Today was ever more the special intoxicating moment. The air was crisp and clean following the rain shower that had just passed moments before. The sunset was muted, but shown through the ever darkening foliage on the trees that caused the light to flicker through to where I sat, gently swinging. I closed my eyes and lay back on the swing, as the momentum from the earlier push kept me swaying, ever so gently. I felt as if I were back in New Harmony once more, sitting next to my Grandma Tron, there on their little front porch, as she gently swung us. At times, she pushed us so lightly, I could barely tell we were moving, yet with her quiet disposition and mannerisms, the action was one with her being. She would talk to us or sing hymns as we sat there, usually snapping beans or doing some type of chore. Late on summer evenings, after all the work was done, we would sit there on that porch sharing stories and listening to the sounds of the world around us.cattle in blooms

Today, as I swung, nearly as softly as did my grandma, I hear the birds sing their chorus of anthems to spring. The air is so fresh you can almost hear it whisper as the breeze caresses the low hanging leaves that now tickle the reflection of light in and out of the corner of the porch where I sit.
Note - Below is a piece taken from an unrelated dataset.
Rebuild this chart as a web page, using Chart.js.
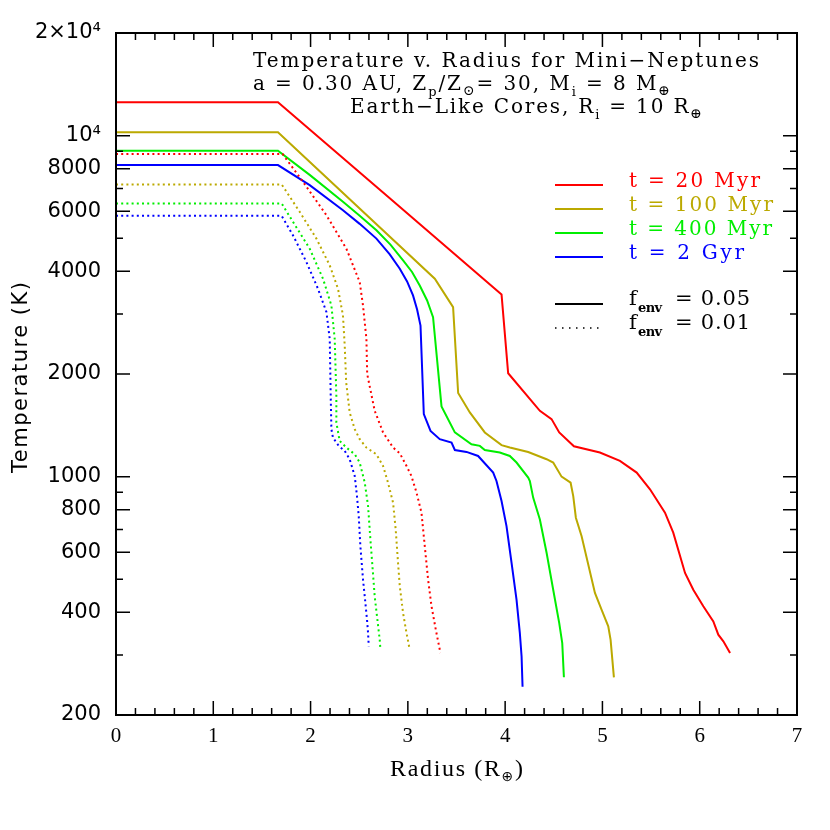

Time slowly ebbs, the swing rocks to and fro and life goes on, one blissful second of eternity after another.

From here, nothing else matters as the last drop of rain falls from the cherry tree in random sprits upon the damp earth below.

All God has given, and to all we must cherish each moment as if it were never to be seen again, but all ours to own.

Thank you God for another beautiful moment in my swing, and enjoy your ride with grandma in yours up there.